Pero esperar que nos ame sin que nosotros respondamos en amor por un amor nuestro, un real y operante amor nuestro sanado y elevado por su Amor, nos llevaría a las engañosas tierras del quietismo.

Los quietistas de todo tipo representan un misticismo extremo donde Dios –didácticamente expresado y con exageración- posee al alma de tal modo que anulando sus potencias de alguna forma las suplanta. Aquí por afirmar la primacía del Altísimo y solo Santo, se diluye o niega el papel del hombre creado justamente a su imagen y semejanza, capaz de Dios y ordenado ónticamente a la interacción con la Gracia. Desbalanceada la ecuación –ya por desconfianza de la naturaleza humana ya por admiración dada la inmensidad de la acción salvífica-, aquí se yergue la posibilidad de la despersonalización panteísta y el antiquísimo error de la fusión con el Uno.

            No se perderá el hombre si se abandona libremente en las manos de Dios, si sanamente declara su dependencia en amor de quien lo ha creado y destinado a la salvación. Ni al ejercer su acción redentora el Señor disminuirá a su criatura, sino que la elevará a la participación de la naturaleza divina. Pero esta sabiduría de Alianza sólo se engendra en la experiencia del Amor desproporcionado e inmerecido que se dona y que al alma eleva en vuelo de espíritu y arroba en éxtasis.

            Es causa de harta desconfianza y desaliento creo, que el lenguaje y la conceptualización humana nunca terminen de dar cuenta del Misterio. Pero es más simple de lo que esperamos. La “quietud o sueño” de las potencias no habla en modo alguno de anulación sino de maduración y elevación al lenguaje de la Gloria, de arras de la comunión bienaventurada y del diálogo ininterrumpido y eterno. Toda en Dios por el amor que se le ha acrecido, por la donación total de Él y por la respuesta de abandono total de ella, el alma lo vive todo en Gracia de Unión.
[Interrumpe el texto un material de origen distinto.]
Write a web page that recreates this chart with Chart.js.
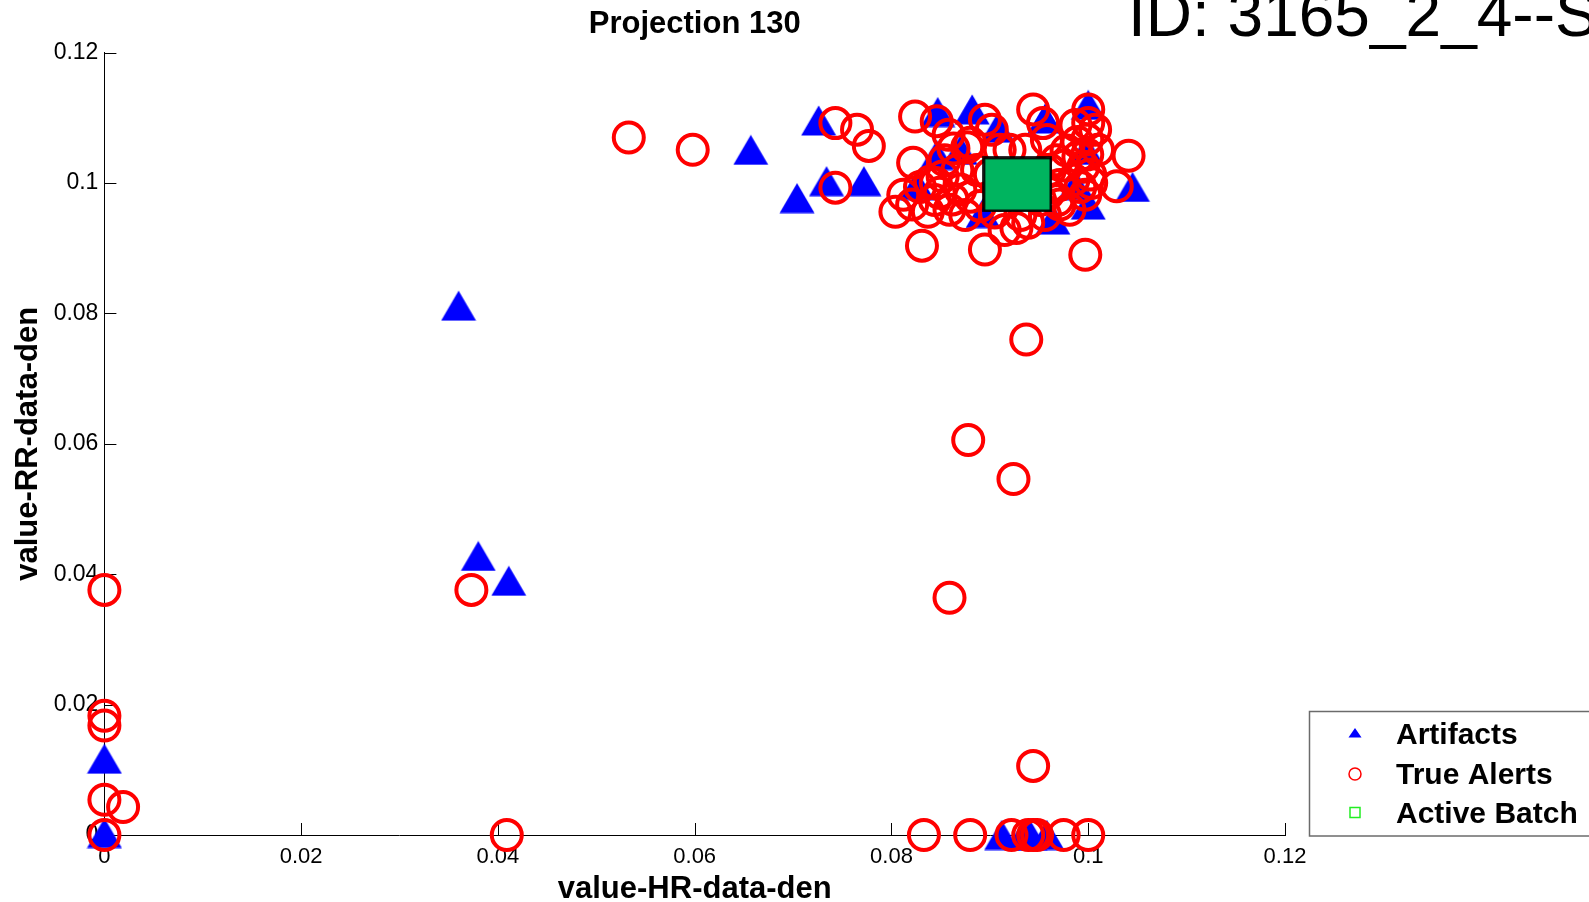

            La negación de sí –tan evangélica-, de largo proceso en la ascesis y en las purgaciones místicas, no culminan en una nada como aniquilación de la persona, derivando hacia una fusión y mezcla absorcionista con lo divino; sino en una noidad vincular relativa al Absoluto de Dios, debiendo ser entendida mas bien como plena disponibilidad a la Unión, como querida y operante receptividad del Amado, quien puede ya llenar la vida de la amada.

Insisto que la vida contemplativa es más simple, y se funda en la simplicidad de Dios. Santa Teresa de Jesús al enseñar sobre los cuatro grados de oración hablaba de regar el huerto: con agua de pozo, con noria, reconduciendo por canal un caudal de agua y finalmente cuando simplemente llueve. Tener vida contemplativa es saber que llueve. Que Dios es Amor y que eternamente ama. Que su amor está cerca y se derrama, haciendo habitación y morada en el alma y reconduciendo al alma a la Gloria esponsal definitiva y eterna.

Cuándo los espirituales en la cumbre de su maduración alumbran místicamente la experiencia gozosa de la inhabitación Trinitaria: ¿qué significa? Que descubren que simplemente llueve. El único eterno y absoluto es el Dios que es Amor y que se dona sin medida en propuesta de comunión eterna. La única sabiduría proporcional a este Amor que benevolente se abaja a acontecer es el humilde aprendizaje de una activa receptividad que elige permanecer en el Amor. Simplemente llueve. Dios es Amor y ama. Eso es lo que no cambia ni pasa ni se muda, lo único verdadero y firme. “La Cruz permanece en pie mientras el mundo gira”, reza la tradición cartujana asignada a San Bruno. Todo tiene su centro de gravedad aquí y descubrirlo es auténtica contemplación: Dios es Amor y ama. Simplemente nos hace Don de Sí. ¿Qué sería de nosotros si en Amor no se regalara?